→ **Your task**:
Line by line, repeat the data below exactly, beginning at the first line and ending at the line with "-0.09, 1.26, 2.64]". Omit pictures.

•••

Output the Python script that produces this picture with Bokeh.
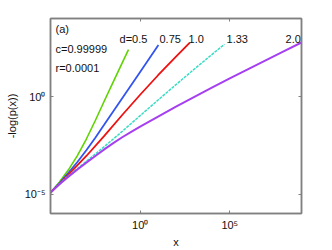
import numpy as np
from bokeh.plotting import figure
from bokeh.models import LogAxis, FixedTicker, Label, ColumnDataSource
from bokeh.core.properties import value
from bokeh.embed import file_html
from bokeh.resources import INLINE

# ---- data (log10 values) ----
green_lx = [-5, -4.5, -4, -3.5, -3, -2.5, -2, -1.5, -1, -0.65]
green_ly = [-4.93, -4.38, -3.76, -3.03, -2.18, -1.23, -0.23, 0.75, 1.72, 2.40]

blue_lx = [-5, -4.5, -4, -3.5, -3, -2.5, -2, -1, 0, 1.02]
blue_ly = [-4.93, -4.44, -3.92, -3.36, -2.76, -2.11, -1.44, -0.09, 1.26, 2.64]

red_lx = [-5, -4.5, -4, -3, -2, -1, 0, 1, 2, 2.77]
red_ly = [-4.93, -4.48, -4.01, -3.05, -2.02, -0.95, 0.09, 1.09, 2.05, 2.76]

cyan_lx = [-5, -4.5, -4, -3, -2, -1, 0, 1, 2, 3, 4, 4.7]
cyan_ly = [-4.93, -4.48, -4.07, -3.32, -2.57, -1.79, -0.98, -0.18, 0.61, 1.39, 2.15, 2.68]

purple_lx = [-5, -4.5, -4, -3.5, -3, -2.5, -2, -1.5, -1, -0.5, 0, 1, 2, 3, 4, 5, 6, 7, 8, 9]
purple_ly = [-4.93, -4.50, -4.11, -3.74, -3.39, -3.05, -2.71, -2.39, -2.09, -1.81, -1.55,
             -1.03, -0.52, -0.03, 0.45, 0.93, 1.39, 1.85, 2.31, 2.77]

curve_labels = ["d=0.5", "0.75", "1.0", "1.33", "2.0"]
curve_label_lx = [-1.15, 1.08, 2.70, 4.82, 8.11]
curve_label_ly = 2.97

x_ticks = [1e0, 1e5]
y_ticks = [1e-5, 1e0]
x_tick_labels = {1e0: "10⁰", 1e5: "10⁵"}
y_tick_labels = {1e-5: "10⁻⁵", 1e0: "10⁰"}

FONT = "Liberation Sans"
GRAY = "#808080"

p = figure(width=332, height=250, x_axis_type="log", y_axis_type="log",
           x_range=(1e-5, 1e9), y_range=(1e-6, 1e4),
           output_backend="svg", toolbar_location=None,
           min_border_left=50, min_border_right=31,
           min_border_top=18, min_border_bottom=37)
p.grid.visible = False
p.outline_line_color = GRAY
p.outline_line_width = 1.5
p.background_fill_color = "white"
p.border_fill_color = "white"


def style_axis(ax, ticks, labels=None):
    ax.ticker = FixedTicker(ticks=ticks, minor_ticks=[])
    ax.axis_line_color = GRAY
    ax.axis_line_width = 1.5
    ax.major_tick_line_color = GRAY
    ax.major_tick_in = 3
    ax.major_tick_out = 0
    ax.minor_tick_line_color = None
    ax.major_label_text_font = FONT
    ax.major_label_text_font_size = "11px"
    ax.major_label_text_color = "#111111"
    if labels is not None:
        ax.major_label_overrides = labels
        ax.major_label_standoff = 5
    else:
        ax.major_label_overrides = {t: "" for t in ticks}
        ax.major_label_standoff = 0


style_axis(p.xaxis[0], x_ticks, x_tick_labels)
style_axis(p.yaxis[0], y_ticks, y_tick_labels)

for ax, lab, so in ((p.xaxis[0], "x", 2), (p.yaxis[0], "-log(p(x))", 4)):
    ax.axis_label = lab
    ax.axis_label_text_font = FONT
    ax.axis_label_text_font_size = "11px"
    ax.axis_label_text_font_style = "normal"
    ax.axis_label_text_color = "#111111"
    ax.axis_label_standoff = so

top = LogAxis()
style_axis(top, x_ticks)
p.add_layout(top, "above")
right = LogAxis()
style_axis(right, y_ticks)
p.add_layout(right, "right")

series = [
    (green_lx, green_ly, "#5fd400", "solid", 1.6),
    (blue_lx, blue_ly, "#3355ee", "solid", 1.8),
    (red_lx, red_ly, "#ee1111", "solid", 1.8),
    (cyan_lx, cyan_ly, "#38dcc4", "3 1", 1.5),
    (purple_lx, purple_ly, "#a63ff0", "solid", 2.0),
]
for lx, ly, col, dash, w in series:
    src = ColumnDataSource(dict(x=10 ** np.array(lx, float), y=10 ** np.array(ly, float)))
    p.line("x", "y", source=src, line_color=col, line_width=w, line_dash=dash)

lab_src = ColumnDataSource(dict(
    x=10 ** np.array(curve_label_lx, float),
    y=[10 ** curve_label_ly] * len(curve_labels),
    t=curve_labels))
p.text("x", "y", text="t", source=lab_src, text_font=value(FONT),
       text_font_size="11px", text_align="left", text_baseline="middle",
       text_color="#111111")

for txt, ly in (("(a)", 3.44), ("c=0.99999", 2.46), ("r=0.0001", 1.44)):
    p.add_layout(Label(x=10 ** -4.72, y=10 ** ly, text=txt, text_font=FONT,
                       text_font_size="11px", text_baseline="middle",
                       text_align="left", text_color="#111111"))

open("out.html", "w").write(file_html(p, INLINE))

•••

→ **Solution below**:
Output the Python script that produces this picture with Bokeh.
import numpy as np
from bokeh.plotting import figure
from bokeh.models import LogAxis, FixedTicker, Label, ColumnDataSource
from bokeh.core.properties import value
from bokeh.embed import file_html
from bokeh.resources import INLINE

# ---- data (log10 values) ----
green_lx = [-5, -4.5, -4, -3.5, -3, -2.5, -2, -1.5, -1, -0.65]
green_ly = [-4.93, -4.38, -3.76, -3.03, -2.18, -1.23, -0.23, 0.75, 1.72, 2.40]

blue_lx = [-5, -4.5, -4, -3.5, -3, -2.5, -2, -1, 0, 1.02]
blue_ly = [-4.93, -4.44, -3.92, -3.36, -2.76, -2.11, -1.44, -0.09, 1.26, 2.64]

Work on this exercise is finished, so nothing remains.